### Given problem:
Go through the lines below. Copy those with "this".

=== Material ===

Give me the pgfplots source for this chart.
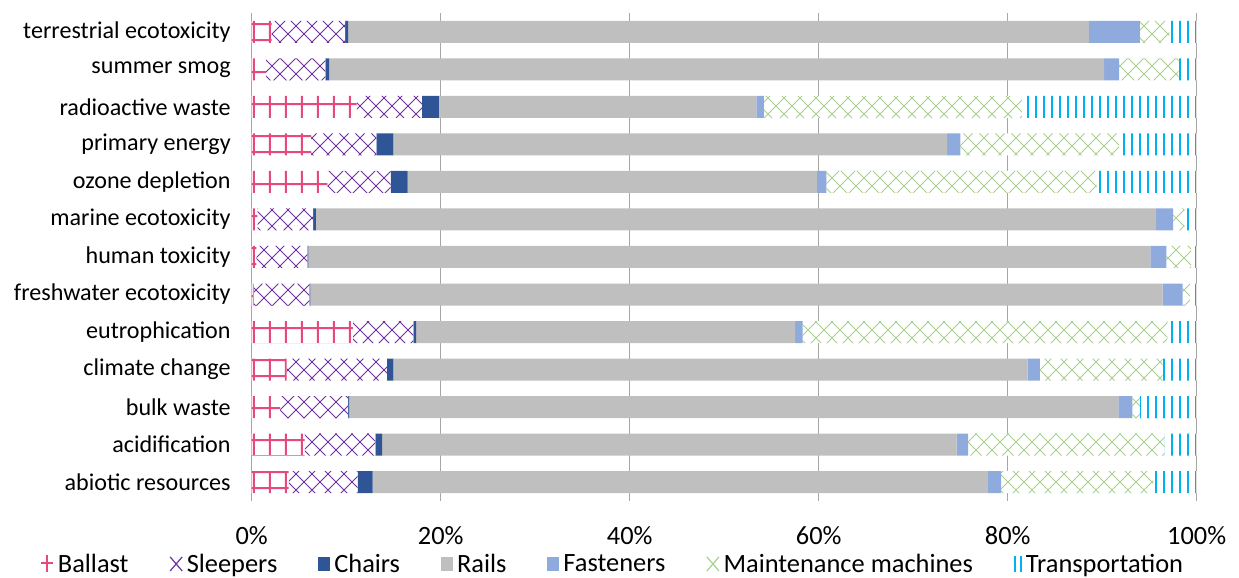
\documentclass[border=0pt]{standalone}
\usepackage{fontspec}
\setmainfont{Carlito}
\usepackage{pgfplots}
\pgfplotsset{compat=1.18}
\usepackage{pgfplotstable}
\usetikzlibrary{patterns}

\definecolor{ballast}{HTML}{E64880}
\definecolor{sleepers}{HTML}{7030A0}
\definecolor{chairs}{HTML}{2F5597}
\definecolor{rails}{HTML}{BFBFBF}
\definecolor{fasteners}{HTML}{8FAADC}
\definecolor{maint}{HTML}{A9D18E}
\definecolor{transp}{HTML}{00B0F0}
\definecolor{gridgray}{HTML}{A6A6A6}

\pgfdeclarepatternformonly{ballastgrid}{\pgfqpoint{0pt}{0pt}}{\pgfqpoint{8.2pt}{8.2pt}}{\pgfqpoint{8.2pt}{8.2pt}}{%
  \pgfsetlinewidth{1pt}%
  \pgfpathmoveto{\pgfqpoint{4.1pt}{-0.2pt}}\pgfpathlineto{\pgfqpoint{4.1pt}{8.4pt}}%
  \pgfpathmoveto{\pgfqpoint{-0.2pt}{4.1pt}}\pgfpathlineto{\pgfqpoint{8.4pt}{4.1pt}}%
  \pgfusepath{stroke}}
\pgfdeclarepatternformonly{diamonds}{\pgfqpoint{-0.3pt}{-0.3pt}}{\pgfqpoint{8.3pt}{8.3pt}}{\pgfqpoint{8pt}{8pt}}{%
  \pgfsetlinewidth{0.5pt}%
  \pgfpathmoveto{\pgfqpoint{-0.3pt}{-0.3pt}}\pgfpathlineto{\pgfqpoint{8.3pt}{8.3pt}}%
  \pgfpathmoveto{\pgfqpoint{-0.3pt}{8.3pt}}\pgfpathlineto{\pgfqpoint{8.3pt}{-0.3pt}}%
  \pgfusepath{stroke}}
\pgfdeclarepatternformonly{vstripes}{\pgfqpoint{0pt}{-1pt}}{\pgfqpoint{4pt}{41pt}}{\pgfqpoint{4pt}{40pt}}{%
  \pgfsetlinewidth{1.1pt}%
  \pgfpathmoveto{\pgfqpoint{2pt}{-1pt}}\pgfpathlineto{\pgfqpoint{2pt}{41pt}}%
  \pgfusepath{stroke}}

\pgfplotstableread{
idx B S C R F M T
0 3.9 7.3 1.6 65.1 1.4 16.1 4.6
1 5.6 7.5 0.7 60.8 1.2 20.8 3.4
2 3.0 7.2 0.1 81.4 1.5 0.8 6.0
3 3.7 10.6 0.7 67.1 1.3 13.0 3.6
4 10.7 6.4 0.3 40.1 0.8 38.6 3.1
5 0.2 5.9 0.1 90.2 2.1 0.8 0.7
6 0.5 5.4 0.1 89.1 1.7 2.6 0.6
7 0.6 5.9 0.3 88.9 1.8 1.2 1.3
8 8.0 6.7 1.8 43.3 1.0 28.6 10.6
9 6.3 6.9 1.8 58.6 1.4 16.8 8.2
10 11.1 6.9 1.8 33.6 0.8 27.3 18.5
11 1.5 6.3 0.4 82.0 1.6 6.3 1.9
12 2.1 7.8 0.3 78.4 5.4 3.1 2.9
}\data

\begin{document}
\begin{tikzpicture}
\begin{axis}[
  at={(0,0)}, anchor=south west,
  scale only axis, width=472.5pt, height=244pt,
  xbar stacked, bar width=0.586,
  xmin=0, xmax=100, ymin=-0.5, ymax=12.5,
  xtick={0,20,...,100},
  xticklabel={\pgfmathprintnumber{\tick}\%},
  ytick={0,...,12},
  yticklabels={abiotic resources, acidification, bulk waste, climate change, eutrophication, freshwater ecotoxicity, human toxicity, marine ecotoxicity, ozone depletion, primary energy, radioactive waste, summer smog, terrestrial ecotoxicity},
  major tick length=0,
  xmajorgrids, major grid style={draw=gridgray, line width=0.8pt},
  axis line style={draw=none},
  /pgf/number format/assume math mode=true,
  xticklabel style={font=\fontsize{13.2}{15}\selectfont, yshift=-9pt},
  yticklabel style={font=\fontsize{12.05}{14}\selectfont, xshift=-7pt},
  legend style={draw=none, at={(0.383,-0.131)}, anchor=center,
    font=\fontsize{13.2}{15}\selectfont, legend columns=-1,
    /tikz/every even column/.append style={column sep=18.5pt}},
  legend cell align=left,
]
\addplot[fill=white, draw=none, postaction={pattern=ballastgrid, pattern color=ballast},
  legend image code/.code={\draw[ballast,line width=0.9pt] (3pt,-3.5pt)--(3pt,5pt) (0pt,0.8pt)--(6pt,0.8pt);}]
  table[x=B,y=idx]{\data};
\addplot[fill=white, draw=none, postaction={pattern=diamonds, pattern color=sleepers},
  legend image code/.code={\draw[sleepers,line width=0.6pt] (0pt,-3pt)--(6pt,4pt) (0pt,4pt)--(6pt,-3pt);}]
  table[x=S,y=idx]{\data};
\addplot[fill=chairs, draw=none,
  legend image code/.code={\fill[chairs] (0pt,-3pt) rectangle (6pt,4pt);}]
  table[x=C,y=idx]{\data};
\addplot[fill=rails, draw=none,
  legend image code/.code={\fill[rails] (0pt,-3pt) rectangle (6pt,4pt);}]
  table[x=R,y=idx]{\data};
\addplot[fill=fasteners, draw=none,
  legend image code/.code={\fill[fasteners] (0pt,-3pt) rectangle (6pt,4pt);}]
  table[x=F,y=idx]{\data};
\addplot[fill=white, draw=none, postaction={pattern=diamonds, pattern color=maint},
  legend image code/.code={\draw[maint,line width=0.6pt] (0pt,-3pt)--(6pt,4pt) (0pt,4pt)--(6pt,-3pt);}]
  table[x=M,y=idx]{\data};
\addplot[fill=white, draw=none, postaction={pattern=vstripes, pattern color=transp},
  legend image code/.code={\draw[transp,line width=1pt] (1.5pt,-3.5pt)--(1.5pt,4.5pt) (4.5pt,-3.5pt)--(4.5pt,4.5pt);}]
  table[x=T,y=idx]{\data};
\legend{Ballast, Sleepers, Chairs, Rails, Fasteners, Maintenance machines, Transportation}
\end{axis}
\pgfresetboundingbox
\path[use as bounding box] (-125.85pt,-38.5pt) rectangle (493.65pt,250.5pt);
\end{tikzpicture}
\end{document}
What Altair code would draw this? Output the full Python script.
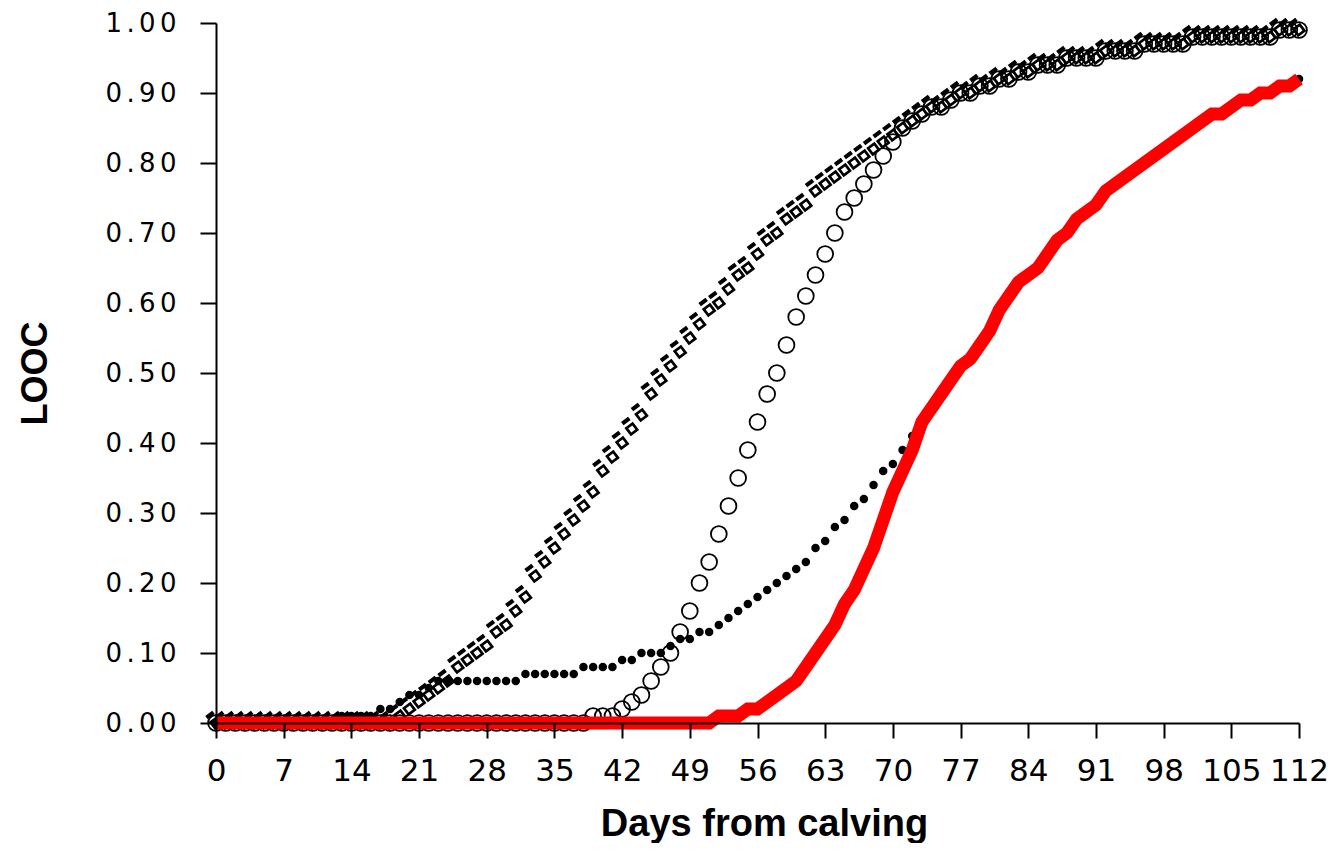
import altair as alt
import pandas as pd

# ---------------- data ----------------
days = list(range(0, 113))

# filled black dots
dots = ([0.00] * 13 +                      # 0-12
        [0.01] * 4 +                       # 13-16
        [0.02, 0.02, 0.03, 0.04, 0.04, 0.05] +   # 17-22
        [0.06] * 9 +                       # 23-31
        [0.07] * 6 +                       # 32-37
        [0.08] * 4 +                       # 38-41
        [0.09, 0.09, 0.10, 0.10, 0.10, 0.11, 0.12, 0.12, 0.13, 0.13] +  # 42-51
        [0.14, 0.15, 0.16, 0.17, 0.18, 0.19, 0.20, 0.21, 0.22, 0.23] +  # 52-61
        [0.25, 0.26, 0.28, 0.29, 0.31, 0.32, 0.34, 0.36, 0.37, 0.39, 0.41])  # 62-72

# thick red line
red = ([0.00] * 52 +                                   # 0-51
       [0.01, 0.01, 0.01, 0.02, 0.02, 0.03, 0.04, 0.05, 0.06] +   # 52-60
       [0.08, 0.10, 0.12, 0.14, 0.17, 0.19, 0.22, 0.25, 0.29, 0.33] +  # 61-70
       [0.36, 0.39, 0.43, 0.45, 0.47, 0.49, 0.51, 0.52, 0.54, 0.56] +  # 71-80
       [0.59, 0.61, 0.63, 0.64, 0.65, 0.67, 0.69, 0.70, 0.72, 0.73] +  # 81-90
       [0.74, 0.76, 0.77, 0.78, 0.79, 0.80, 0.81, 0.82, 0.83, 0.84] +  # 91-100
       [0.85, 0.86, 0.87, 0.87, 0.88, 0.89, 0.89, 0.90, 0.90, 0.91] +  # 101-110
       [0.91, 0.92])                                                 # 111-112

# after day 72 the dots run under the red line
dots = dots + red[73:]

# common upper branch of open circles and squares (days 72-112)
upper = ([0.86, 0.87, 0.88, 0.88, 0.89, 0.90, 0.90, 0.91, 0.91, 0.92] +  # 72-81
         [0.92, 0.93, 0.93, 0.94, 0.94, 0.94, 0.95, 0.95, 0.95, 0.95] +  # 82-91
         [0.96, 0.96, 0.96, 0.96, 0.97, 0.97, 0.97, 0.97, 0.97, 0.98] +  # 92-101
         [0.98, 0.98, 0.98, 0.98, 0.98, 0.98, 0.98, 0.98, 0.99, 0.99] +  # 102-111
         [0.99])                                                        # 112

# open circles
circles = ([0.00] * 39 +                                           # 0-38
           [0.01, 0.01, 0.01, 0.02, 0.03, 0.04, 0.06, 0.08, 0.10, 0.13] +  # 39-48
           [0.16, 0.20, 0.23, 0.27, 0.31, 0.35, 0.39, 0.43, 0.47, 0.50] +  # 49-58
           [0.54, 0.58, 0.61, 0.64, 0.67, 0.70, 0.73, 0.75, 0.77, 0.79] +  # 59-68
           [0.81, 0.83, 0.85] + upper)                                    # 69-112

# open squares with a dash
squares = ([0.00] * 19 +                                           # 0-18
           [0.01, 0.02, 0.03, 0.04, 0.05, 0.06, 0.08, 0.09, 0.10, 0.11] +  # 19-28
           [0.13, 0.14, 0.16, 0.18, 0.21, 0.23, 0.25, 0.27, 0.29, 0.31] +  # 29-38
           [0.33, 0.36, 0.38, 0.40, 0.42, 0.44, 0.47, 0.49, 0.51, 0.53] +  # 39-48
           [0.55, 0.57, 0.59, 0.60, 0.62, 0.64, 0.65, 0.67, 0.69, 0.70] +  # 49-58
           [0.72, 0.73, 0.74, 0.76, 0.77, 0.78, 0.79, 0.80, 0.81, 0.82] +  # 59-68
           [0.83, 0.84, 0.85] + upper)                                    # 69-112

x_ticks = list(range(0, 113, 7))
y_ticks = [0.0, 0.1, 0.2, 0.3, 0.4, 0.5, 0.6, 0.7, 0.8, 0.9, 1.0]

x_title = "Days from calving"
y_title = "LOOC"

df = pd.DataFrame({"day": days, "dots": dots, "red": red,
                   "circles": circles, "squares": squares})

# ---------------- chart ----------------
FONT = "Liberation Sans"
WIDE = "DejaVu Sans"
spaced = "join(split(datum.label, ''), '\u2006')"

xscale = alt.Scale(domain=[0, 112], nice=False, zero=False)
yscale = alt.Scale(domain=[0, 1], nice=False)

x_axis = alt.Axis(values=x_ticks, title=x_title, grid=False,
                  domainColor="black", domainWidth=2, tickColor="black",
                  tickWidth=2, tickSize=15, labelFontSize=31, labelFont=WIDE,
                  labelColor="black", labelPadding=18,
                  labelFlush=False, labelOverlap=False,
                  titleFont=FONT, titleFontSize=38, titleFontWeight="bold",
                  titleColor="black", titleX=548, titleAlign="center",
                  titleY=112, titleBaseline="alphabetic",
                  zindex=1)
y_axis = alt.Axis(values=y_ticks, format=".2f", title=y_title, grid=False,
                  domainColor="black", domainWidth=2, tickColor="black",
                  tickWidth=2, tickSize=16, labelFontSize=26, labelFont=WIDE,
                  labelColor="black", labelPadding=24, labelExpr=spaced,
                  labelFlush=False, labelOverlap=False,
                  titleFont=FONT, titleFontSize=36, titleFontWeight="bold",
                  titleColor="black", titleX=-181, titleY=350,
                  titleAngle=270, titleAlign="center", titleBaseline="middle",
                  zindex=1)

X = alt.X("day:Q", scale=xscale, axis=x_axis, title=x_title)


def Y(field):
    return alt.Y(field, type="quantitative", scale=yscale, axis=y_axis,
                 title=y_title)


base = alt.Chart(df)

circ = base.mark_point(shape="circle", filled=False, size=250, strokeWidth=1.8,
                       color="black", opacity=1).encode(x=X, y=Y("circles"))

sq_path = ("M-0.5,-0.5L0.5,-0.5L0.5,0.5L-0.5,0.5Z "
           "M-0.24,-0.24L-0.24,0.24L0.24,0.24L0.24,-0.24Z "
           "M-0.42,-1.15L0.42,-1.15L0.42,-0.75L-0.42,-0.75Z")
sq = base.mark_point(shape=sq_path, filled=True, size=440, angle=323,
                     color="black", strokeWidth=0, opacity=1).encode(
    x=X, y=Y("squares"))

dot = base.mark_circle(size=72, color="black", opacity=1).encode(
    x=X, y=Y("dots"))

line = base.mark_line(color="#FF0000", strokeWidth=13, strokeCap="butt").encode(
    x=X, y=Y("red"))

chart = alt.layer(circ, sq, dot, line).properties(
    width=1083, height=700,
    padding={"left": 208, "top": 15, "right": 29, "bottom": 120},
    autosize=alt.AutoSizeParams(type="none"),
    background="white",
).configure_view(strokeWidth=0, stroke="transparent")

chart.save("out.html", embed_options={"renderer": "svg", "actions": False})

===

### Problem solution:
Give me the pgfplots source for this chart.
What Altair code would draw this? Output the full Python script.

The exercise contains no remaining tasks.